Aim The Department of Health have published guidelines which provide an outline for evidence-based Antimicrobial Stewardship (AMS) in secondary healthcare settings.1 The guidance states antimicrobials should not be started without clinical evidence of a bacterial infection and that all patients should be reviewed at 48 hours to make a clear plan of action; the “Antimicrobial Prescribing Decision”. The aim of this audit is to establish how often the 48 hour review takes place at our centre, and to evaluate the appropriateness of the decisions made at 48 hours, and estimate the impact of establishing a dedicated AMS team on patient care.

Methods Data collection took place from Jan to May 2013. Ten wards (mix of medical and surgical) were visited on five occasions over that period. Information was collected from patients prescribed IV antibiotics for 48 hours or longer, and included basic demographic data, diagnosis, antibiotic prescribed and dose, and whether a 48 hour review had taken place. The data was reviewed by a virtual AMS team (Infectious Diseases (ID) consultant and ID pharmacist) and each patient underwent a 48 hour “Antimicrobial Prescribing Decision”, which was compared to the clinical decision. In addition the team assessed the eligibility for the patient for Outpatient Parenteral Antimicrobial Therapy (OPAT).

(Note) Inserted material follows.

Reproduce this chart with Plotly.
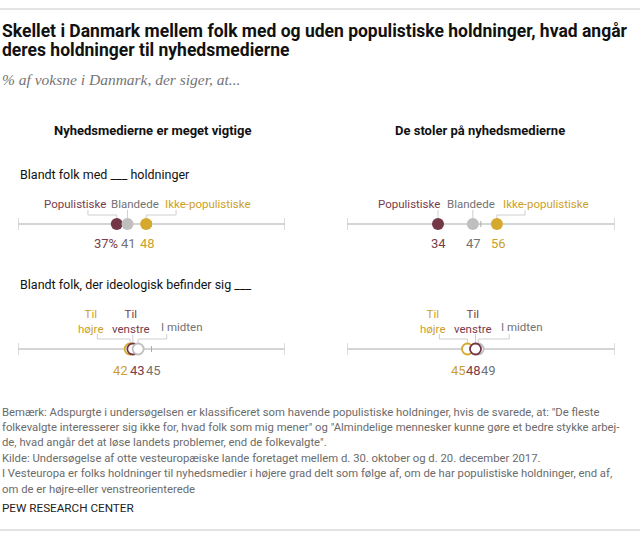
import plotly.graph_objects as go

# ---------------- data ----------------
title_lines = ["Skellet i Danmark mellem folk med og uden populistiske holdninger, hvad angår",
               "deres holdninger til nyhedsmedierne"]
subtitle = "% af voksne i Danmark, der siger, at..."
panel_titles = ["Nyhedsmedierne er meget vigtige", "De stoler på nyhedsmedierne"]
row_titles = ["Blandt folk med ___ holdninger", "Blandt folk, der ideologisk befinder sig ___"]
populism_groups = ["Populistiske", "Blandede", "Ikke-populistiske"]
ideology_groups = ["Til<br>højre", "Til<br>venstre", "I midten"]
important_by_populism = [37, 41, 48]
trust_by_populism = [34, 47, 56]
important_by_ideology = [42, 43, 45]
trust_by_ideology = [45, 48, 49]
note_lines = [
    'Bemærk: Adspurgte i undersøgelsen er klassificeret som havende populistiske holdninger, hvis de svarede, at: "De fleste',
    'folkevalgte interesserer sig ikke for, hvad folk som mig mener" og "Almindelige mennesker kunne gøre et bedre stykke arbej-',
    'de, hvad angår det at løse landets problemer, end de folkevalgte".',
    'Kilde: Undersøgelse af otte vesteuropæiske lande foretaget mellem d. 30. oktober og d. 20. december 2017.',
    'I Vesteuropa er folks holdninger til nyhedsmedier i højere grad delt som følge af, om de har populistiske holdninger, end af,',
    'om de er højre-eller venstreorienterede',
]
source = "PEW RESEARCH CENTER"

# ---------------- style ----------------
W, H = 640, 537
SANS = "Roboto, sans-serif"
SERIF = "Liberation Serif, serif"
MAROON, GOLD, GRAYDOT = "#733746", "#D5A82E", "#BFBFBF"
T_MAROON, T_GOLD, T_GRAY = "#7A3B4B", "#CC9F2A", "#737373"
AXIS_C, TICK_C, CONN_C = "#ABABAB", "#D0D0D0", "#CFCFCF"

pop_colors = [MAROON, GRAYDOT, GOLD]
pop_text = [T_MAROON, T_GRAY, T_GOLD]
ide_colors = [GOLD, MAROON, GRAYDOT]
ide_text = [T_GOLD, T_MAROON, T_GRAY]

# (panel, row) layout settings: label centres / connector anchors in axis units, value shifts in px
cells = [
    dict(panel=0, row=0, vals=important_by_populism, groups=populism_groups, colors=pop_colors, tcol=pop_text,
         filled=True, lab_x=[21.3, 44.0, 71.3], anchor=[26.2, None, 59.2], vshift=[-11, 1, 1], order=[0, 1, 2]),
    dict(panel=1, row=0, vals=trust_by_populism, groups=populism_groups, colors=pop_colors, tcol=pop_text,
         filled=True, lab_x=[23.3, 46.5, 74.3], anchor=[None, None, 66.5], vshift=[0, 1, 2], order=[0, 1, 2]),
    dict(panel=0, row=1, vals=important_by_ideology, groups=ideology_groups, colors=ide_colors, tcol=ide_text,
         filled=False, lab_x=[27.2, 42.5, 61.6], anchor=[29.7, None, 55.7], vshift=[-10, 4.5, 15.5], order=[0, 1, 2]),
    dict(panel=1, row=1, vals=trust_by_ideology, groups=ideology_groups, colors=ide_colors, tcol=ide_text,
         filled=False, lab_x=[32.1, 47.1, 65.4], anchor=[34.5, None, 60.6], vshift=[-9, -2, 10], order=[2, 0, 1]),
]
row_y = [224, 349]          # axis line y (px from top)
label_y = [204, 321]        # label centre y
conn_top = [210, 334]
conn_elbow = [215, 339]
value_y = [243, 370]

fig = go.Figure()
shapes, annos = [], []

def txt(x, y, text, size, color, xref="paper", xanchor="left", family=SANS, bold=False, italic=False, xshift=0):
    t = f"<b>{text}</b>" if bold else text
    t = f"<i>{t}</i>" if italic else t
    annos.append(dict(x=x, y=y, xref=xref, yref="y", text=t, showarrow=False, xanchor=xanchor,
                      yanchor="middle", xshift=xshift, font=dict(size=size, color=color, family=family)))

for c in cells:
    xa = "x" if c["panel"] == 0 else "x2"
    r = c["row"]
    y0 = row_y[r]
    # axis line and ticks
    shapes.append(dict(type="line", xref=xa, yref="y", x0=0, x1=100, y0=y0, y1=y0,
                       line=dict(color=AXIS_C, width=1), layer="below"))
    for tx in (0, 100):
        shapes.append(dict(type="line", xref=xa, yref="y", x0=tx, x1=tx, y0=y0 - 6, y1=y0 + 6,
                           line=dict(color=TICK_C, width=1.5), layer="below"))
    shapes.append(dict(type="line", xref=xa, yref="y", x0=50, x1=50, y0=y0 - 3, y1=y0 + 3,
                       line=dict(color=AXIS_C, width=1), layer="below"))
    # connectors
    for i, v in enumerate(c["vals"]):
        a = c["anchor"][i] if c["anchor"][i] is not None else v
        fig.add_trace(go.Scatter(x=[a, a, v, v], y=[conn_top[r], conn_elbow[r], conn_elbow[r], y0],
                                 xaxis=xa, yaxis="y", mode="lines",
                                 line=dict(color=CONN_C, width=1), hoverinfo="skip", showlegend=False))
    # dots
    o = c["order"]
    xs = [c["vals"][i] for i in o]
    cols = [c["colors"][i] for i in o]
    if c["filled"]:
        marker = dict(size=12, color=cols, line=dict(width=0))
    else:
        marker = dict(size=11, color="white", line=dict(width=1.8, color=cols))
    fig.add_trace(go.Scatter(x=xs, y=[y0] * 3, xaxis=xa, yaxis="y", mode="markers", marker=marker,
                             hoverinfo="skip", showlegend=False))
    # labels and values
    for i, v in enumerate(c["vals"]):
        ly = label_y[r] + (6 if (r == 1 and "<br>" not in c["groups"][i]) else 0)
        txt(c["lab_x"][i], ly, c["groups"][i], 11.5, c["tcol"][i], xref=xa, xanchor="center")
        vt = f"{v}%" if (c["panel"] == 0 and r == 0 and i == 0) else f"{v}"
        txt(v, value_y[r], vt, 13, c["tcol"][i], xref=xa, xanchor="center", xshift=c["vshift"][i])

# titles
txt(0, 31, title_lines[0], 17.5, "#111111", bold=True)
txt(0, 50, title_lines[1], 17.5, "#111111", bold=True)
txt(0, 79, subtitle, 15.5, "#757575", family=SERIF, italic=True)
txt(152 / W, 130, panel_titles[0], 13, "#111111", xanchor="center", bold=True)
txt(480 / W, 130, panel_titles[1], 13, "#111111", xanchor="center", bold=True)
txt(18 / W, 174, row_titles[0], 12.5, "#111111")
txt(18 / W, 284, row_titles[1], 12.5, "#111111")
for k, line in enumerate(note_lines):
    txt(0, 412 + k * 15.4, line, 11.3, "#6B6B6B")
txt(0, 508, source, 11.7, "#222222")

shapes.append(dict(type="line", xref="paper", yref="y", x0=0, x1=1, y0=9, y1=9, line=dict(color="#C8C8C8", width=1)))
shapes.append(dict(type="line", xref="paper", yref="y", x0=0, x1=1, y0=530, y1=530, line=dict(color="#C8C8C8", width=1)))

fig.update_layout(
    width=W, height=H, margin=dict(l=0, r=0, t=0, b=0),
    paper_bgcolor="white", plot_bgcolor="white",
    xaxis=dict(domain=[18 / W, 285 / W], range=[0, 100], visible=False, fixedrange=True, anchor="y"),
    xaxis2=dict(domain=[347 / W, 614.7 / W], range=[0, 100], visible=False, fixedrange=True, anchor="y"),
    yaxis=dict(domain=[0, 1], range=[H, 0], visible=False, fixedrange=True),
    shapes=shapes, annotations=annos, showlegend=False,
)
fig.write_html("out.html", post_script="document.body.style.margin='0px';", config={"displayModeBar": False})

Results Of the 533 patients screened, 78 (15%) had been prescribed antibiotics for more than 48 hours. The most common indications for IV antibiotics were pneumonia, sepsis and surgical prophylaxis. The most frequent antimicrobials were cefuroxime and cefotaxime. The AMS team found that they would have stopped or switched IV antibiotics to oral at 48 hours in 36% of cases when they had actually been continued, this was most common for patients receiving IV antibiotics for pneumonia, UTI and surgical prophylaxis. Six out of 78 patients were found to be eligible for OPAT at the time of review.

Conclusions This audit demonstrated that a systematic 48 hours review by a dedicated antimicrobial stewardship team could improve adherence with the Department of Health “Start Smart Then Focus” guidance1 and improve patient care by stopping antibiotics early or switching to oral therapy. This study also estimates that combining this systematic review at 48 hours with an improved OPAT service could save 1800 bed days per year locally.